Few candidates knew that the post was named for Henry L. Benning, a Confederate brigadier general. It’s hard to square that honor with Benning having fought for those who struggled to keep the ancestors of many Black candidates enslaved.
What led to such an honor? Military posts in the south were named after Confederate officers as a sop to regional and local populations who still honored their old way of life, which included limiting the definition of “the land of the free.” The Emancipation Proclamation and the end of the Civil War led to Reconstruction, which was bitterly resisted and short-lived. Jim Crow was allowed to rule southern life in part because Americans in the former Confederacy voted in Congressional and Presidential elections.
The original Camp Benning was established in 1918. It took decades to correct a grievous politico-racist fault. The National Defense Authorization Act (Fiscal 2021) required renaming all ten army bases named for Confederate military leaders.
President Donald J. Trump—who dodged the draft during Vietnam—opposed the measure. “These Monumental and very Powerful Bases have become part of a Great American Heritage, and a… ….history of Winning, Victory, and Freedom.”
The bases fulfilled their purpose. The names failed the African American soldiers who trained and served there.
Despite Trump, the provision stood. On October 6, 2022, Secretary of Defense Lloyd Austin, a retired four-star Army general, directed the name changes to be completed by January 1, 2024. Fittingly, Secretary Austin is an African American, as was former Chairman of the Joint Chiefs and Secretary of State Colin Powell. Eight days ago, Fort Benning became Fort Moore.
Who was Fort Moore named after? A general, yes. Also, his wife.
Lt. General Hal Moore (1922-2017) was a West Point graduate and recipient of the Distinguished Service Cross. As a lieutenant colonel, he commanded a battalion in the battle of the Ia Drang Valley, America’s first major encounter in Vietnam. (At Ft. McClellan, Alabama—closed in 1999—I met someone who fought there.) In 1970, as a major general in South Korea, he issued an Equal Opportunity Policy promising to punish any form of discrimination. Moore retired in 1977. With journalist Joseph Galloway, he wrote the 1992 book, We Were Soldiers Once… and Young. Journalist/historian David Halberstam called it, “A stunning achievement.”
Julia Compton Moore (1929–2004), an “Army brat,” corrected a failure by the Army following the Ia Drang battle regarding notifications of killed-in-action.

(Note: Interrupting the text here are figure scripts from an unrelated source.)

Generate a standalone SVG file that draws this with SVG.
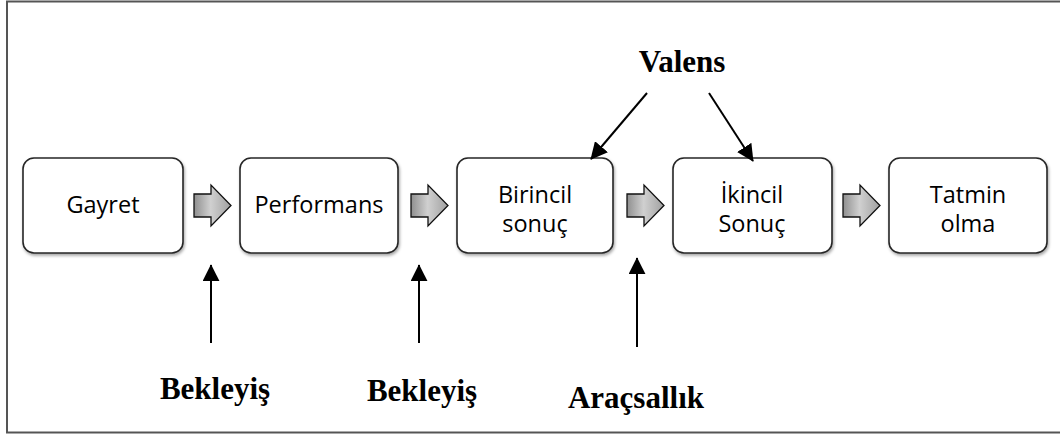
<svg xmlns="http://www.w3.org/2000/svg" width="1060" height="434" viewBox="0 0 1060 434">
<defs>
<style>
.box{fill:#fff;stroke:#262626;stroke-width:1.6;filter:url(#sh)}
.bt{font-family:"Open Sans","Noto Sans",sans-serif;font-size:23.5px;fill:#000;text-anchor:middle}
.lbl{font-family:"Liberation Serif","Times New Roman",serif;font-weight:bold;font-size:31px;fill:#000;text-anchor:middle}
.blk{fill:url(#g);stroke:#111;stroke-width:1.3}
</style>
<filter id="sh" x="-10%" y="-10%" width="125%" height="130%">
<feDropShadow dx="1" dy="2" stdDeviation="1.5" flood-color="#000" flood-opacity="0.35"/>
</filter>
<linearGradient id="g" x1="0" y1="0" x2="1" y2="0">
<stop offset="0" stop-color="#8f8f8f"/>
<stop offset="0.45" stop-color="#d0d0d0"/>
<stop offset="1" stop-color="#a0a0a0"/>
</linearGradient>
<marker id="ah2" viewBox="0 0 10 10" refX="9.5" refY="5" markerWidth="8.5" markerHeight="8.5" orient="auto">
<path d="M0,0 L10,5 L0,10 z" fill="#000"/>
</marker>
<path id="ba" d="M0,9 H17 V0 L37,20.5 L17,41 V32 H0 Z"/>
</defs>
<rect x="7" y="1.5" width="1070" height="431" fill="none" stroke="#555" stroke-width="2"/>
<g id="n1"><rect class="box" x="23" y="158" width="160" height="95" rx="11"/><text class="bt" x="103" y="213">Gayret</text></g>
<g id="n2"><rect class="box" x="240" y="158" width="158" height="95" rx="11"/><text class="bt" x="319" y="213">Performans</text></g>
<g id="n3"><rect class="box" x="457" y="158" width="156" height="95" rx="11"/><text class="bt" x="535" y="203">Birincil</text><text class="bt" x="535" y="232">sonuç</text></g>
<g id="n4"><rect class="box" x="673" y="158" width="159" height="95" rx="11"/><text class="bt" x="752" y="203">İkincil</text><text class="bt" x="752" y="232">Sonuç</text></g>
<g id="n5"><rect class="box" x="889" y="158" width="158" height="95" rx="11"/><text class="bt" x="968" y="203">Tatmin</text><text class="bt" x="968" y="232">olma</text></g>
<g id="labels">
<text class="lbl" x="682" y="72">Valens</text>
<text class="lbl" x="215" y="399">Bekleyiş</text>
<text class="lbl" x="422" y="401">Bekleyiş</text>
<text class="lbl" x="636" y="408">Araçsallık</text>
</g>
<g id="connectors">
<use href="#ba" class="blk" x="194" y="185"/>
<use href="#ba" class="blk" x="411" y="185"/>
<use href="#ba" class="blk" x="627" y="185"/>
<use href="#ba" class="blk" x="843" y="185"/>
<path d="M647,93 L591,159" stroke="#000" stroke-width="2" marker-end="url(#ah2)"/>
<path d="M709,93 L753,161" stroke="#000" stroke-width="2" marker-end="url(#ah2)"/>
<path d="M211,343 V265" stroke="#000" stroke-width="2" marker-end="url(#ah2)"/>
<path d="M419,343 V265" stroke="#000" stroke-width="2" marker-end="url(#ah2)"/>
<path d="M637,347 V258" stroke="#000" stroke-width="2" marker-end="url(#ah2)"/>
</g>
</svg>
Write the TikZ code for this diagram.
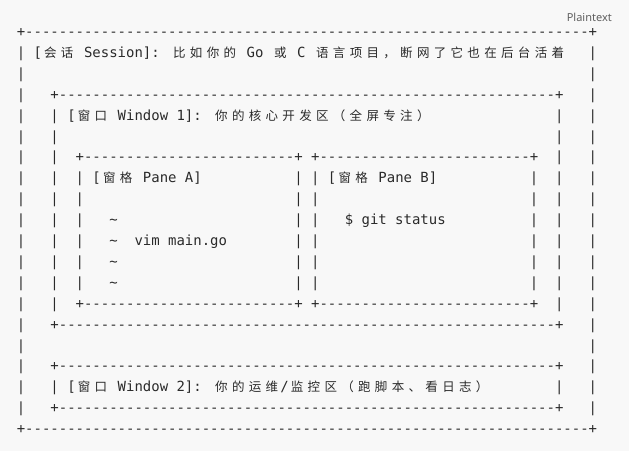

The Army was sending taxi drivers to deliver telegrams to stunned families. Mrs. Moore complained to the Pentagon, which soon required each notification to be delivered by an officer and a chaplain.
Martin Luther King, Jr is famous for, among other remarks, “The arc of the moral universe is long, but it bends toward justice.” It has taken many years and hurdling the attempted obstruction of an American president, but justice, at least in this and similar cases, has been done.
Anyone who serves—or has served—at Fort Moore can be proud of the husband and wife after whom the post was just re-named. I am.